WHAT YOU ARE ASKED TO DO: Copy the data precisely, character for character, and leave out every picture.

◆ ◆ ◆

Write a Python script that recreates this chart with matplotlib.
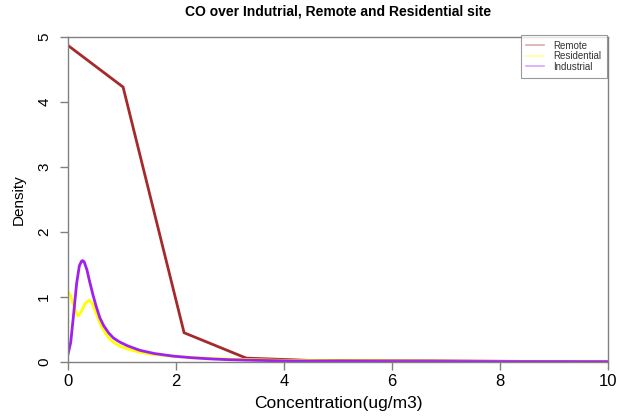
import matplotlib
matplotlib.use("Agg")
import matplotlib.pyplot as plt

plt.rcParams['font.family'] = ['Liberation Sans', 'DejaVu Sans']

# Density estimates of CO concentration (ug/m3) per site type
remote_x = [0.0, 1.02, 2.15, 3.30, 4.45, 5.60, 6.75, 7.90, 9.05, 10.2]
remote_y = [4.87, 4.23, 0.45, 0.06, 0.025, 0.02, 0.018, 0.012, 0.006, 0.003]

residential_x = [0.0, 0.05, 0.10, 0.15, 0.19, 0.25, 0.32, 0.39, 0.45, 0.52, 0.60, 0.70,
                 0.80, 0.90, 1.00, 1.15, 1.33, 1.55, 1.80, 2.0, 2.5, 3.0, 3.5, 4.0,
                 5.0, 6.0, 7.0, 8.0, 9.0, 10.0]
residential_y = [1.08, 1.02, 0.88, 0.76, 0.71, 0.78, 0.90, 0.95, 0.90, 0.75, 0.58, 0.43,
                 0.33, 0.27, 0.23, 0.19, 0.15, 0.12, 0.10, 0.085, 0.06, 0.045, 0.035, 0.025,
                 0.015, 0.012, 0.01, 0.008, 0.006, 0.005]

industrial_x = [0.0, 0.05, 0.10, 0.16, 0.21, 0.25, 0.27, 0.30, 0.35, 0.40, 0.46, 0.52,
                0.59, 0.66, 0.75, 0.84, 0.95, 1.10, 1.33, 1.60, 1.95, 2.3, 2.7, 3.0,
                3.5, 4.0, 4.5, 5.0, 6.0, 7.0, 8.0, 9.0, 10.0]
industrial_y = [0.12, 0.30, 0.70, 1.21, 1.48, 1.55, 1.56, 1.54, 1.42, 1.24, 1.04, 0.86,
                0.68, 0.56, 0.45, 0.37, 0.31, 0.25, 0.18, 0.13, 0.09, 0.065, 0.045, 0.035,
                0.025, 0.018, 0.012, 0.01, 0.008, 0.008, 0.007, 0.006, 0.005]

x_ticks = [0, 2, 4, 6, 8, 10]
y_ticks = [0, 1, 2, 3, 4, 5]

fig = plt.figure(figsize=(6.18, 4.17), dpi=100)
ax = fig.add_axes([68 / 618, 55 / 417, 540 / 618, 325 / 417])

ax.plot(remote_x, remote_y, color='#A52A2A', lw=2.0, label='Remote', solid_joinstyle='miter')
ax.plot(residential_x, residential_y, color='#FFFF00', lw=2.0, label='Residential')
ax.plot(industrial_x, industrial_y, color='#A020F0', lw=2.0, label='Industrial')

ax.set_xlim(0, 10)
ax.set_ylim(0, 5)
ax.set_xticks(x_ticks)
ax.set_yticks(y_ticks)
ax.set_yticklabels([str(v) for v in y_ticks], rotation=90, va='center')

for sp in ax.spines.values():
    sp.set_color('#808080')
    sp.set_linewidth(1.0)
ax.tick_params(direction='out', length=6, width=1, colors='#808080',
               labelcolor='black')
ax.tick_params(axis='x', pad=3, labelsize=12)
ax.tick_params(axis='y', pad=6, labelsize=11)

ax.set_xlabel('Concentration(ug/m3)', fontsize=12.5, labelpad=5)
ax.set_ylabel('Density', fontsize=11, labelpad=8)
fig.text(338 / 618, 1 - 12 / 417, 'CO over Indutrial, Remote and Residential site',
         ha='center', va='center', fontsize=10, fontweight='bold')

leg = ax.legend(loc='upper right', bbox_to_anchor=(607 / 618, 1 - 35 / 417),
                bbox_transform=fig.transFigure, fontsize=7, frameon=True,
                fancybox=False, borderaxespad=0, handlelength=1.85,
                borderpad=0.6, labelspacing=0.05, handletextpad=0.9)
leg.get_frame().set_edgecolor('#808080')
leg.get_frame().set_linewidth(0.8)
for line in leg.get_lines():
    line.set_alpha(0.4)
    line.set_linewidth(1.2)
for t in leg.get_texts():
    t.set_color('#333333')

fig.savefig('out.png', dpi=100)
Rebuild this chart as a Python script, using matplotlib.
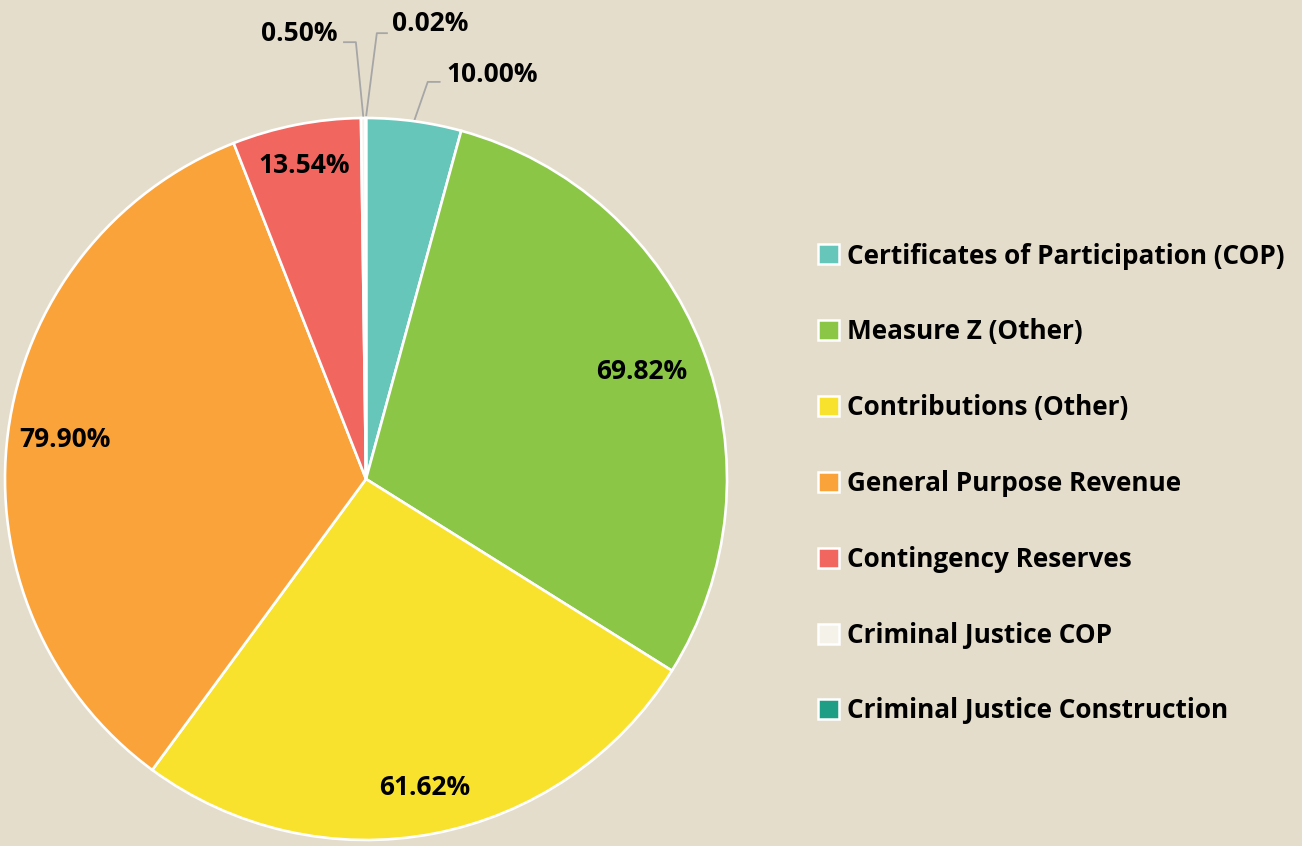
import matplotlib.pyplot as plt
from matplotlib.patches import Patch
import numpy as np

# data
categories = ['Certificates of Participation (COP)', 'Measure Z (Other)',
              'Contributions (Other)', 'General Purpose Revenue',
              'Contingency Reserves', 'Criminal Justice COP',
              'Criminal Justice Construction']
values = [10.00, 69.82, 61.62, 79.90, 13.54, 0.50, 0.02]
colors = ['#66C6BA', '#8BC646', '#F9E22E', '#F9A33A', '#F26660', '#F5F2EA', '#1E9E84']

plt.rcParams['font.family'] = ['Open Sans', 'DejaVu Sans']
bg = '#E5DDCC'

fig = plt.figure(figsize=(13.02, 8.46), dpi=100, facecolor=bg)
# pie centre ~(366,479) px, radius ~361 px
r_px = 361
cx, cy = 366, 846 - 479
ax = fig.add_axes([(cx - r_px) / 1302, (cy - r_px) / 846, 2 * r_px / 1302, 2 * r_px / 846])
ax.set_facecolor(bg)

wedges, _ = ax.pie(values, colors=colors, startangle=90, counterclock=False,
                   radius=1, wedgeprops=dict(edgecolor='white', linewidth=1.9))
ax.set_xlim(-1, 1)
ax.set_ylim(-1, 1)
ax.set_aspect('equal')
ax.axis('off')

lab_font = dict(fontsize=19, fontweight='bold', color='black')

# inside labels: distance from centre
inside = {1: 0.82, 2: 0.87, 3: 0.84, 4: 0.885}
# outside labels: elbow point, line end, text centre (data units)
outside = {
    0: ((0.171, 1.10), (0.204, 1.10), (0.35, 1.12)),
    5: ((-0.028, 1.21), (-0.061, 1.21), (-0.185, 1.235)),
    6: ((0.030, 1.235), (0.058, 1.235), (0.178, 1.262)),
}

for i, w in enumerate(wedges):
    mid = np.deg2rad((w.theta1 + w.theta2) / 2)
    txt = '{:.2f}%'.format(values[i])
    if i in outside:
        elbow, end, tpos = outside[i]
        x0, y0 = np.cos(mid), np.sin(mid)
        ax.plot([x0, elbow[0], end[0]], [y0, elbow[1], end[1]],
                color='#A6A6A6', lw=1.3, clip_on=False, zorder=0)
        ax.text(tpos[0], tpos[1], txt, ha='center', va='center', clip_on=False, **lab_font)
    else:
        d = inside[i]
        ax.text(d * np.cos(mid), d * np.sin(mid), txt, ha='center', va='center', **lab_font)

handles = [Patch(facecolor=c, edgecolor='white', linewidth=1.8) for c in colors]
leg = fig.legend(handles, categories, loc='center left', bbox_to_anchor=(808 / 1302, 1 - 483.5 / 846),
                 frameon=False, fontsize=18.8, handlelength=0.8, handleheight=0.8,
                 handletextpad=0.3, labelspacing=1.87, borderaxespad=0)
for t in leg.get_texts():
    t.set_fontweight('bold')

fig.savefig('out.png', dpi=100, facecolor=bg)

◆ ◆ ◆

SOLVED EXERCISE:
Write a Python script that recreates this chart with matplotlib.
import matplotlib
matplotlib.use("Agg")
import matplotlib.pyplot as plt

plt.rcParams['font.family'] = ['Liberation Sans', 'DejaVu Sans']

# Density estimates of CO concentration (ug/m3) per site type
remote_x = [0.0, 1.02, 2.15, 3.30, 4.45, 5.60, 6.75, 7.90, 9.05, 10.2]
remote_y = [4.87, 4.23, 0.45, 0.06, 0.025, 0.02, 0.018, 0.012, 0.006, 0.003]

residential_x = [0.0, 0.05, 0.10, 0.15, 0.19, 0.25, 0.32, 0.39, 0.45, 0.52, 0.60, 0.70,
                 0.80, 0.90, 1.00, 1.15, 1.33, 1.55, 1.80, 2.0, 2.5, 3.0, 3.5, 4.0,
                 5.0, 6.0, 7.0, 8.0, 9.0, 10.0]
residential_y = [1.08, 1.02, 0.88, 0.76, 0.71, 0.78, 0.90, 0.95, 0.90, 0.75, 0.58, 0.43,
                 0.33, 0.27, 0.23, 0.19, 0.15, 0.12, 0.10, 0.085, 0.06, 0.045, 0.035, 0.025,
                 0.015, 0.012, 0.01, 0.008, 0.006, 0.005]

industrial_x = [0.0, 0.05, 0.10, 0.16, 0.21, 0.25, 0.27, 0.30, 0.35, 0.40, 0.46, 0.52,
                0.59, 0.66, 0.75, 0.84, 0.95, 1.10, 1.33, 1.60, 1.95, 2.3, 2.7, 3.0,
                3.5, 4.0, 4.5, 5.0, 6.0, 7.0, 8.0, 9.0, 10.0]
industrial_y = [0.12, 0.30, 0.70, 1.21, 1.48, 1.55, 1.56, 1.54, 1.42, 1.24, 1.04, 0.86,
                0.68, 0.56, 0.45, 0.37, 0.31, 0.25, 0.18, 0.13, 0.09, 0.065, 0.045, 0.035,
                0.025, 0.018, 0.012, 0.01, 0.008, 0.008, 0.007, 0.006, 0.005]

x_ticks = [0, 2, 4, 6, 8, 10]
y_ticks = [0, 1, 2, 3, 4, 5]

fig = plt.figure(figsize=(6.18, 4.17), dpi=100)
ax = fig.add_axes([68 / 618, 55 / 417, 540 / 618, 325 / 417])

ax.plot(remote_x, remote_y, color='#A52A2A', lw=2.0, label='Remote', solid_joinstyle='miter')
ax.plot(residential_x, residential_y, color='#FFFF00', lw=2.0, label='Residential')
ax.plot(industrial_x, industrial_y, color='#A020F0', lw=2.0, label='Industrial')

ax.set_xlim(0, 10)
ax.set_ylim(0, 5)
ax.set_xticks(x_ticks)
ax.set_yticks(y_ticks)
ax.set_yticklabels([str(v) for v in y_ticks], rotation=90, va='center')

for sp in ax.spines.values():
    sp.set_color('#808080')
    sp.set_linewidth(1.0)
ax.tick_params(direction='out', length=6, width=1, colors='#808080',
               labelcolor='black')
ax.tick_params(axis='x', pad=3, labelsize=12)
ax.tick_params(axis='y', pad=6, labelsize=11)

ax.set_xlabel('Concentration(ug/m3)', fontsize=12.5, labelpad=5)
ax.set_ylabel('Density', fontsize=11, labelpad=8)
fig.text(338 / 618, 1 - 12 / 417, 'CO over Indutrial, Remote and Residential site',
         ha='center', va='center', fontsize=10, fontweight='bold')

leg = ax.legend(loc='upper right', bbox_to_anchor=(607 / 618, 1 - 35 / 417),
                bbox_transform=fig.transFigure, fontsize=7, frameon=True,
                fancybox=False, borderaxespad=0, handlelength=1.85,
                borderpad=0.6, labelspacing=0.05, handletextpad=0.9)
leg.get_frame().set_edgecolor('#808080')
leg.get_frame().set_linewidth(0.8)
for line in leg.get_lines():
    line.set_alpha(0.4)
    line.set_linewidth(1.2)
for t in leg.get_texts():
    t.set_color('#333333')

fig.savefig('out.png', dpi=100)
Rebuild this chart as a Python script, using matplotlib.
import matplotlib.pyplot as plt
from matplotlib.patches import Patch
import numpy as np

# data
categories = ['Certificates of Participation (COP)', 'Measure Z (Other)',
              'Contributions (Other)', 'General Purpose Revenue',
              'Contingency Reserves', 'Criminal Justice COP',
              'Criminal Justice Construction']
values = [10.00, 69.82, 61.62, 79.90, 13.54, 0.50, 0.02]
colors = ['#66C6BA', '#8BC646', '#F9E22E', '#F9A33A', '#F26660', '#F5F2EA', '#1E9E84']

plt.rcParams['font.family'] = ['Open Sans', 'DejaVu Sans']
bg = '#E5DDCC'

fig = plt.figure(figsize=(13.02, 8.46), dpi=100, facecolor=bg)
# pie centre ~(366,479) px, radius ~361 px
r_px = 361
cx, cy = 366, 846 - 479
ax = fig.add_axes([(cx - r_px) / 1302, (cy - r_px) / 846, 2 * r_px / 1302, 2 * r_px / 846])
ax.set_facecolor(bg)

wedges, _ = ax.pie(values, colors=colors, startangle=90, counterclock=False,
                   radius=1, wedgeprops=dict(edgecolor='white', linewidth=1.9))
ax.set_xlim(-1, 1)
ax.set_ylim(-1, 1)
ax.set_aspect('equal')
ax.axis('off')

lab_font = dict(fontsize=19, fontweight='bold', color='black')

# inside labels: distance from centre
inside = {1: 0.82, 2: 0.87, 3: 0.84, 4: 0.885}
# outside labels: elbow point, line end, text centre (data units)
outside = {
    0: ((0.171, 1.10), (0.204, 1.10), (0.35, 1.12)),
    5: ((-0.028, 1.21), (-0.061, 1.21), (-0.185, 1.235)),
    6: ((0.030, 1.235), (0.058, 1.235), (0.178, 1.262)),
}

for i, w in enumerate(wedges):
    mid = np.deg2rad((w.theta1 + w.theta2) / 2)
    txt = '{:.2f}%'.format(values[i])
    if i in outside:
        elbow, end, tpos = outside[i]
        x0, y0 = np.cos(mid), np.sin(mid)
        ax.plot([x0, elbow[0], end[0]], [y0, elbow[1], end[1]],
                color='#A6A6A6', lw=1.3, clip_on=False, zorder=0)
        ax.text(tpos[0], tpos[1], txt, ha='center', va='center', clip_on=False, **lab_font)
    else:
        d = inside[i]
        ax.text(d * np.cos(mid), d * np.sin(mid), txt, ha='center', va='center', **lab_font)

handles = [Patch(facecolor=c, edgecolor='white', linewidth=1.8) for c in colors]
leg = fig.legend(handles, categories, loc='center left', bbox_to_anchor=(808 / 1302, 1 - 483.5 / 846),
                 frameon=False, fontsize=18.8, handlelength=0.8, handleheight=0.8,
                 handletextpad=0.3, labelspacing=1.87, borderaxespad=0)
for t in leg.get_texts():
    t.set_fontweight('bold')

fig.savefig('out.png', dpi=100, facecolor=bg)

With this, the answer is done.